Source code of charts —
-- BEGIN --

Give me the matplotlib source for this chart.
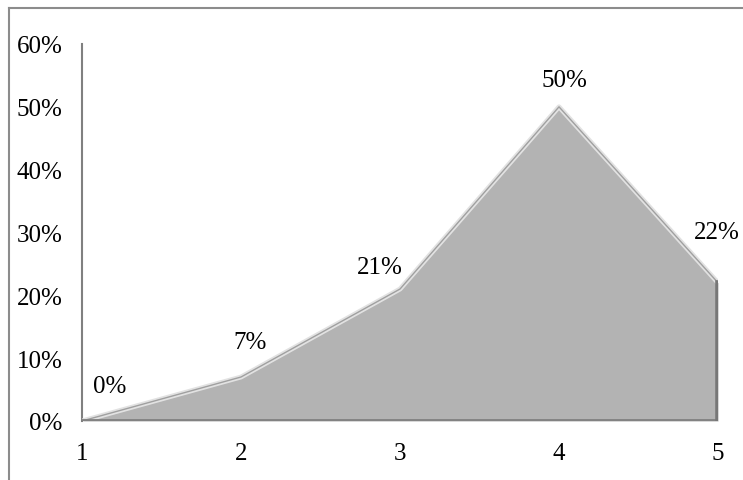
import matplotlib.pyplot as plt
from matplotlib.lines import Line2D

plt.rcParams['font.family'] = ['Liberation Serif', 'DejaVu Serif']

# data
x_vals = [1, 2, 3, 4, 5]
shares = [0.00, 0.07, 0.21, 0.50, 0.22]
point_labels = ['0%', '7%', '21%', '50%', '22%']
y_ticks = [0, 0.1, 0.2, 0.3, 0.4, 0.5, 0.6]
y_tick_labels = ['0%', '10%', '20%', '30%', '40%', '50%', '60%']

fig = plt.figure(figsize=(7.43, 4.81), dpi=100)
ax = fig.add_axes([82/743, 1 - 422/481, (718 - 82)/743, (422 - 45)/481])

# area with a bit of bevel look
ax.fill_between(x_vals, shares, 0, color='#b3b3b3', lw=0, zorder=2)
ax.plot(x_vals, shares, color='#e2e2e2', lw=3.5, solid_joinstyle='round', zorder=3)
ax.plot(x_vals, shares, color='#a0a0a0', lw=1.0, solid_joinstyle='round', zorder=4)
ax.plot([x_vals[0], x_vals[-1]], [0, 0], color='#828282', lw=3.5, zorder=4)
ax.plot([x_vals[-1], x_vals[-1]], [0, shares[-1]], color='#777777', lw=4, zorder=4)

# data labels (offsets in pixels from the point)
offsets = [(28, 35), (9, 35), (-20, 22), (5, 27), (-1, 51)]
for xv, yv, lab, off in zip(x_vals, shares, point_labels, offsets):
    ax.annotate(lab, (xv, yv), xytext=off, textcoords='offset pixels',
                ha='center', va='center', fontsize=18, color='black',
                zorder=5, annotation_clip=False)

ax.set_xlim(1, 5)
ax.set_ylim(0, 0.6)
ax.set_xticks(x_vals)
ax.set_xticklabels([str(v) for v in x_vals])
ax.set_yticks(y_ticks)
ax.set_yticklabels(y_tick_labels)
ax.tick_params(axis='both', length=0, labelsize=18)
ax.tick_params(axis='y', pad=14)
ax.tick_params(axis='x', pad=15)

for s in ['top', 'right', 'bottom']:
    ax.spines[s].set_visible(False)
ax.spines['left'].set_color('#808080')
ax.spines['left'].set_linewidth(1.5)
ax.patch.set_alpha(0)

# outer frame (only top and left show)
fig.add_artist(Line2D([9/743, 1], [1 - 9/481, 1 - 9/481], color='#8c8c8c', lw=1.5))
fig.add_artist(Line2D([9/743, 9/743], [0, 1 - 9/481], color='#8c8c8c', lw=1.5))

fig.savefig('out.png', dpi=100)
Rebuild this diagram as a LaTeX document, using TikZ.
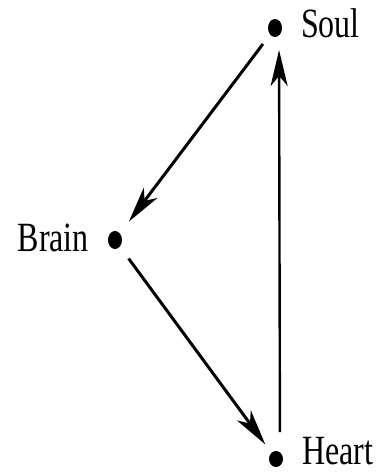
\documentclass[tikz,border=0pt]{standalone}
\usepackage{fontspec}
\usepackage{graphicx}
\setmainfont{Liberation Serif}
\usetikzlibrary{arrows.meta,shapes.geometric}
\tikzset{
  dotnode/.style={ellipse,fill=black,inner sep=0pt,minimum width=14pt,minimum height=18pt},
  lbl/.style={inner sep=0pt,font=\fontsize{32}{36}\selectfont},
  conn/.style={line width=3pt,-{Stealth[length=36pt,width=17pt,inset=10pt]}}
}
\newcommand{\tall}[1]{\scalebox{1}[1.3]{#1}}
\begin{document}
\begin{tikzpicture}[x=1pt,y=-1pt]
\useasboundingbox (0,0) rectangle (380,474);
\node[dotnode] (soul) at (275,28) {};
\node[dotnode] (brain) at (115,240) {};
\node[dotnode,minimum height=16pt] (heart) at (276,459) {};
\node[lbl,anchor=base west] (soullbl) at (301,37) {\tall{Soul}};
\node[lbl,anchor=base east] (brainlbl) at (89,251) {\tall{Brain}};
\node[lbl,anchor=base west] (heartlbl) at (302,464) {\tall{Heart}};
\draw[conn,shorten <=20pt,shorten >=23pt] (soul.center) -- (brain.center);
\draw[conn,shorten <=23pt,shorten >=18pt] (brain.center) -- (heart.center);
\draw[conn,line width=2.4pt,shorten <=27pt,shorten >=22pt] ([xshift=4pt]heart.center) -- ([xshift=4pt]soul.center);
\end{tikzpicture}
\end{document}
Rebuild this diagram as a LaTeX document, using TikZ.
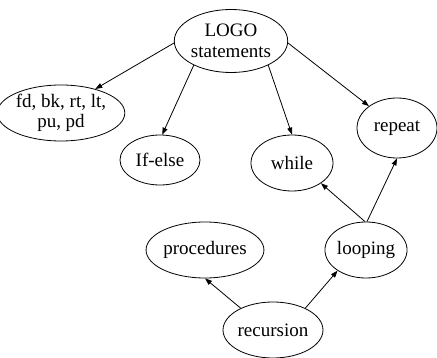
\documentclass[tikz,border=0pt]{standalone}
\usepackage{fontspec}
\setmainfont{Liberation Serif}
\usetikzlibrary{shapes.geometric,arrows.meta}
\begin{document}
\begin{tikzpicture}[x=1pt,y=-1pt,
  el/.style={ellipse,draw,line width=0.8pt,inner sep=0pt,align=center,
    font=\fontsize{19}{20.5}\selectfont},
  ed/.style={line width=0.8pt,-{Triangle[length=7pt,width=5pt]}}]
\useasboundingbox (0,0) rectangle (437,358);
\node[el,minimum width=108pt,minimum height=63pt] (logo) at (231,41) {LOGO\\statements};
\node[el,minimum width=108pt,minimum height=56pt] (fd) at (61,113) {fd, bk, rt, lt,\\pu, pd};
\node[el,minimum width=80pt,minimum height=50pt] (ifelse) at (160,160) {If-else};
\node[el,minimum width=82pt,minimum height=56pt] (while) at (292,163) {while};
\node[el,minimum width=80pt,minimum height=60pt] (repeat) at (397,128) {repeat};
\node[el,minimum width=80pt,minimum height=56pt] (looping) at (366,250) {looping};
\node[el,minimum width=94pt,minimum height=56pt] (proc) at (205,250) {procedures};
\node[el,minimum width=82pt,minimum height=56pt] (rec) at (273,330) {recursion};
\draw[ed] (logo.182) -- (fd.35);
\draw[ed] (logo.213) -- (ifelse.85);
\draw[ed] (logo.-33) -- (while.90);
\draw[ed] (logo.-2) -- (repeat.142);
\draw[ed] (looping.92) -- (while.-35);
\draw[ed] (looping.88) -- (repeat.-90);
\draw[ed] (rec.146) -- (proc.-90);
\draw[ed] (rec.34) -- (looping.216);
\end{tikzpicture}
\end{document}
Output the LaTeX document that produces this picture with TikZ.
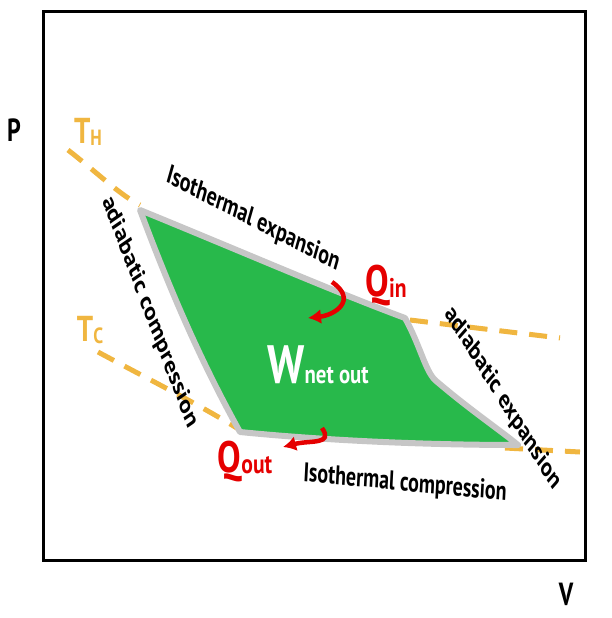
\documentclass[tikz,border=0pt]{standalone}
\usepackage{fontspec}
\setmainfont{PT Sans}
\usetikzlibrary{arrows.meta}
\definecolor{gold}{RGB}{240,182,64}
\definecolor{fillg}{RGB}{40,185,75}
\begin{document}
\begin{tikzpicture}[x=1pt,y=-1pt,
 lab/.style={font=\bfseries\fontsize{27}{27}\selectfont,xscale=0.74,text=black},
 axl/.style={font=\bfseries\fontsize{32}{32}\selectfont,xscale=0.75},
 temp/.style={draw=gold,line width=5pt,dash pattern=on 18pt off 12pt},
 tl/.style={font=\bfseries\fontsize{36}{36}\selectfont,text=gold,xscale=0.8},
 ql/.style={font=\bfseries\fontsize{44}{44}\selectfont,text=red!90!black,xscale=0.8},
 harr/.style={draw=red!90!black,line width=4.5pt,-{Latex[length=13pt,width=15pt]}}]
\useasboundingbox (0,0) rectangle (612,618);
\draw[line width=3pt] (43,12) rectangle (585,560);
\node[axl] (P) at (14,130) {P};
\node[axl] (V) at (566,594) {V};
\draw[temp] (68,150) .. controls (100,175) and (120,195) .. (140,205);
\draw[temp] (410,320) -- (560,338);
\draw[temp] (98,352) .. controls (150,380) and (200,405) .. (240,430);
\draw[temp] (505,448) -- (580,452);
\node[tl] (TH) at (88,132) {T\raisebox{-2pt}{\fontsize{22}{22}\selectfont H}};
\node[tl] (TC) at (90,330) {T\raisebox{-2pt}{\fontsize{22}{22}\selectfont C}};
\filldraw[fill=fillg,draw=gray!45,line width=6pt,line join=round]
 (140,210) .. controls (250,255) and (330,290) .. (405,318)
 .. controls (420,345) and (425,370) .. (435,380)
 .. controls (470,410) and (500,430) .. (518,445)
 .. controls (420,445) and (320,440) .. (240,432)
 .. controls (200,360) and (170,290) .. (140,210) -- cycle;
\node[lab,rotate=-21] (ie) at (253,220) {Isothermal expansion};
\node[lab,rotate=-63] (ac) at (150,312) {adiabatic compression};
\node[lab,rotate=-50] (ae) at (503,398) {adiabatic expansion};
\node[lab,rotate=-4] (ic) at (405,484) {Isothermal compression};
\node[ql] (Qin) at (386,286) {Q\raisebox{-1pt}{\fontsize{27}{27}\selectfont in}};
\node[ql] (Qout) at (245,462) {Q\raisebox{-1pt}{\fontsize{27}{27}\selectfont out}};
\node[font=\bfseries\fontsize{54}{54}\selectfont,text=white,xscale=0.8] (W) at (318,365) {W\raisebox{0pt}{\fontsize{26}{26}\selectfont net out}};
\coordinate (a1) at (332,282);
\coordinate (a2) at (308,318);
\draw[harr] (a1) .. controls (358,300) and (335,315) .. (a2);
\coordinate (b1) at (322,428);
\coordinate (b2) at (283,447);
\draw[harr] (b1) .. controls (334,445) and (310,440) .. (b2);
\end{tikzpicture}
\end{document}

-- END --

Exercise description —
Starting at the first line of the material, output exactly the lines up to and including the one with "color='#777777', lw=4, zorder=4)". Do not include the pictures.

Written answer —
Give me the matplotlib source for this chart.
import matplotlib.pyplot as plt
from matplotlib.lines import Line2D

plt.rcParams['font.family'] = ['Liberation Serif', 'DejaVu Serif']

# data
x_vals = [1, 2, 3, 4, 5]
shares = [0.00, 0.07, 0.21, 0.50, 0.22]
point_labels = ['0%', '7%', '21%', '50%', '22%']
y_ticks = [0, 0.1, 0.2, 0.3, 0.4, 0.5, 0.6]
y_tick_labels = ['0%', '10%', '20%', '30%', '40%', '50%', '60%']

fig = plt.figure(figsize=(7.43, 4.81), dpi=100)
ax = fig.add_axes([82/743, 1 - 422/481, (718 - 82)/743, (422 - 45)/481])

# area with a bit of bevel look
ax.fill_between(x_vals, shares, 0, color='#b3b3b3', lw=0, zorder=2)
ax.plot(x_vals, shares, color='#e2e2e2', lw=3.5, solid_joinstyle='round', zorder=3)
ax.plot(x_vals, shares, color='#a0a0a0', lw=1.0, solid_joinstyle='round', zorder=4)
ax.plot([x_vals[0], x_vals[-1]], [0, 0], color='#828282', lw=3.5, zorder=4)
ax.plot([x_vals[-1], x_vals[-1]], [0, shares[-1]], color='#777777', lw=4, zorder=4)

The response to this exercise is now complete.